The most outstanding feature of Santa Barbara is its Spanish Colonial Revival architecture, adopted as the official civic architectural style in honor of the town’s Hispanic heritage. Red tiled roofs, rounded features and painted tile work are complimented in the warm sun by a generous assortment of lush plants and courtyards where parched birds drink from burbling fountains. State street is the main tourist district here, where heritage style buildings are filled with restaurants, bars and clothing stores. We had some ice cream at McConnells, reputed to be the best ice creamery in California, and some wood fired pizza at Persona, which won an award in Italy. Not having tasted every ice cream and pizza in California or Italy, we can’t say for sure if they are the best, but we did enjoy our food. Those that like their drinks hard will also be happy to know that Santa Barbara is well known for its craft beers and wines, especially pinot noir, a wine that is difficult to make well.

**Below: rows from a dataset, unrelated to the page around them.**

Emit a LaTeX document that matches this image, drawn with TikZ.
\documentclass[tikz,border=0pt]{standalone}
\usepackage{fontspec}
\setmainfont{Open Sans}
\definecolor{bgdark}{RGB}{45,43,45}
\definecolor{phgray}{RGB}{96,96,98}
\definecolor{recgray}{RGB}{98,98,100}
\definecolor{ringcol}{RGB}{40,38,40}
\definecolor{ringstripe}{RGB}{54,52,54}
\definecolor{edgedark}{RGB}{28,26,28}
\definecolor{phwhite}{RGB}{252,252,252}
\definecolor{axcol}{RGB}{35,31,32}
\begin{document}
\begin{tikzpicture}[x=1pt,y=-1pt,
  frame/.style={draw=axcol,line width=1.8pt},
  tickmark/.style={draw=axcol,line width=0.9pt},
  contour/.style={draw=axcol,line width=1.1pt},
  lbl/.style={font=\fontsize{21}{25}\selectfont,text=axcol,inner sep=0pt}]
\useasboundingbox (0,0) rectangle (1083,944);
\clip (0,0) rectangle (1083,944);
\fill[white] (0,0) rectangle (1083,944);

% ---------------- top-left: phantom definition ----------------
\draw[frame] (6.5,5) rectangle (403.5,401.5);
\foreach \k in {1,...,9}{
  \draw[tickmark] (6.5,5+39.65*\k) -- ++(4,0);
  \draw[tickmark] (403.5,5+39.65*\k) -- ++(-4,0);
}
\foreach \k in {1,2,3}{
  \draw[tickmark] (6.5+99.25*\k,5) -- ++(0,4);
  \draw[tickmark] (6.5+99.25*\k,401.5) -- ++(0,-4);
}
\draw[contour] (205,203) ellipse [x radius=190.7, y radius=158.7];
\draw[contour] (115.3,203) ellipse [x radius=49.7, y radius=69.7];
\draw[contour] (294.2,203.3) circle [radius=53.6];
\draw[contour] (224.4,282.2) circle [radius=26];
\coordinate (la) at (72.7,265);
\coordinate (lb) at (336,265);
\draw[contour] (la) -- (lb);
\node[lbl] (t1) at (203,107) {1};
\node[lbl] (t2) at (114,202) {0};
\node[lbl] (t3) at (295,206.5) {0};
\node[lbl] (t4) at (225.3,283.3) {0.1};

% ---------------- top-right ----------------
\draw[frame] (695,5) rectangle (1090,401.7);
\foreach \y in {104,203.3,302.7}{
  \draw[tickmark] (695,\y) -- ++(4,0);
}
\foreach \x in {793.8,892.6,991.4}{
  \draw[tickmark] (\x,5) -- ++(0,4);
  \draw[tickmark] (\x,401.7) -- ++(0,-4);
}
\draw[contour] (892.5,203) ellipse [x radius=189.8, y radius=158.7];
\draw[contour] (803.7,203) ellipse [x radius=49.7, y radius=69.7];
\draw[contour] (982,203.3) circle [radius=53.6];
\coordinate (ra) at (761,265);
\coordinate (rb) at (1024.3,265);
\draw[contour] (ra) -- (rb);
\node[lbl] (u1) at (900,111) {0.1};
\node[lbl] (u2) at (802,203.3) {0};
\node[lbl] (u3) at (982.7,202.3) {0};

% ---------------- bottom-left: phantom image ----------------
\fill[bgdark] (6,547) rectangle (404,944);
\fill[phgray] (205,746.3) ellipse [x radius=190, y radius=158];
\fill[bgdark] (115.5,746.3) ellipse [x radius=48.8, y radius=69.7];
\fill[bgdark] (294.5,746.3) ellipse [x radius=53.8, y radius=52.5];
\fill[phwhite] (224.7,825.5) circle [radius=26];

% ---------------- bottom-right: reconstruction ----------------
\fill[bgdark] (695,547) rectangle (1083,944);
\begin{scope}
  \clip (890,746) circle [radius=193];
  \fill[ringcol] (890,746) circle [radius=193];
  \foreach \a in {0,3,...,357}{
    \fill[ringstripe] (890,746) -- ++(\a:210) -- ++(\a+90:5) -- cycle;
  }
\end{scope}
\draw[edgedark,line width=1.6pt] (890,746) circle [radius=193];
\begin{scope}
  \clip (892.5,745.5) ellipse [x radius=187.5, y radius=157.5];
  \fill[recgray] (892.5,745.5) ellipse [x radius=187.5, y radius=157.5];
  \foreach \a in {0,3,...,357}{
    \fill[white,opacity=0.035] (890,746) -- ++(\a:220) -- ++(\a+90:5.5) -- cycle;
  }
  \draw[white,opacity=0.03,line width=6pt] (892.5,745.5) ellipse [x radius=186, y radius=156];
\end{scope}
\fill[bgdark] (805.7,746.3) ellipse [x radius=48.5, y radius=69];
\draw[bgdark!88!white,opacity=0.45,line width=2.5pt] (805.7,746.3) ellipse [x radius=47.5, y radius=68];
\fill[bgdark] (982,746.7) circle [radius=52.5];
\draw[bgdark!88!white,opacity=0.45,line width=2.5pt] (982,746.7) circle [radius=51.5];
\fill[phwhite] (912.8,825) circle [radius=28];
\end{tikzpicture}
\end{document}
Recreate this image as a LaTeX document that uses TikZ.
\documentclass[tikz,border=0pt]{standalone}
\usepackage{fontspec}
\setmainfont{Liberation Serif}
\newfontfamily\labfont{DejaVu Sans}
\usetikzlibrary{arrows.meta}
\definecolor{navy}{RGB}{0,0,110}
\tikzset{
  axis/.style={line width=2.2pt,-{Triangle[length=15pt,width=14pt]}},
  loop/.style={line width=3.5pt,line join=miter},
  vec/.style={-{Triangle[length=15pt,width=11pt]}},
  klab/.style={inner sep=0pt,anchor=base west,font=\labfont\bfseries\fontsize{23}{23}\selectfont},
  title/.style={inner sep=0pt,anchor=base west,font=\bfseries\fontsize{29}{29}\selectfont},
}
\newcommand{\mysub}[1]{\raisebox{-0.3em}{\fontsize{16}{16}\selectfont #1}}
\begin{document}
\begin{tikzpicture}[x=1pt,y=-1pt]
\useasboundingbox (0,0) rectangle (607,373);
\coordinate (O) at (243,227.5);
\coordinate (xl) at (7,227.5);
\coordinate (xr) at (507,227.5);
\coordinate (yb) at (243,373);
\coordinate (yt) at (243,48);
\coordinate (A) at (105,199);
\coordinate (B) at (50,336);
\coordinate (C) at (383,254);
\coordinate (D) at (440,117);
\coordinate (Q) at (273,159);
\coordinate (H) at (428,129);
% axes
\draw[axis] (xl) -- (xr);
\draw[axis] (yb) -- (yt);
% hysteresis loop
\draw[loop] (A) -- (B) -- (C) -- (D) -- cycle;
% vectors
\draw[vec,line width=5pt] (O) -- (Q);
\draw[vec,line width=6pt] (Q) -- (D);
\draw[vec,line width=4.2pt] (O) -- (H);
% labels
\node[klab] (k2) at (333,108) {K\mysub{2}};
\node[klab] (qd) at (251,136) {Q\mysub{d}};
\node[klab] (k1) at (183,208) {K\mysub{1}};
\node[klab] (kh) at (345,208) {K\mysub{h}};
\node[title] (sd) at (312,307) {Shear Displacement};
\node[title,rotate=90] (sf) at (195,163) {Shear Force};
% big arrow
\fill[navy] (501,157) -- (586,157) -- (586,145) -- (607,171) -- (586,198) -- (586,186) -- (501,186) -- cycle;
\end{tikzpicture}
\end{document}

One of the prettiest buildings in this town might have a boring name; the Santa Barbara County Courthouse, but seeing it for yourself, you’d understand why on this nondescript weekday, we found 5 couples simultaneously having their wedding photos taken all around the building. It boasts an 85 foot clock tower which offers a panoramic view of Santa Barbara, with the Santa Ynez mountains to the north and the Santa Barbara channel to the south.
2 1/2 miles north of our anchorage lies the Old Misssion of Santa Barbara, built in 1786 and home to a community of Franciscan friars. Now the namesake of the city of Santa Barbara, it was named after the legend of Saint Barbara, a girl who was beheaded by her father for following the Christian Faith.
Back on Monsoon, we have officially stopped using the heater at night; we are far enough south that it is no longer cold enough to need one. Walking along the streets of Santa Barbara one day, a local sees us taking a photograph of the buildings, and says “Welcome to the most beautiful town in the world”. Why, we ask. “Just look at this weather. We have 1 week of summer and 1 week of winter a year, and then it is spring the rest of the time. Enjoy your stay.”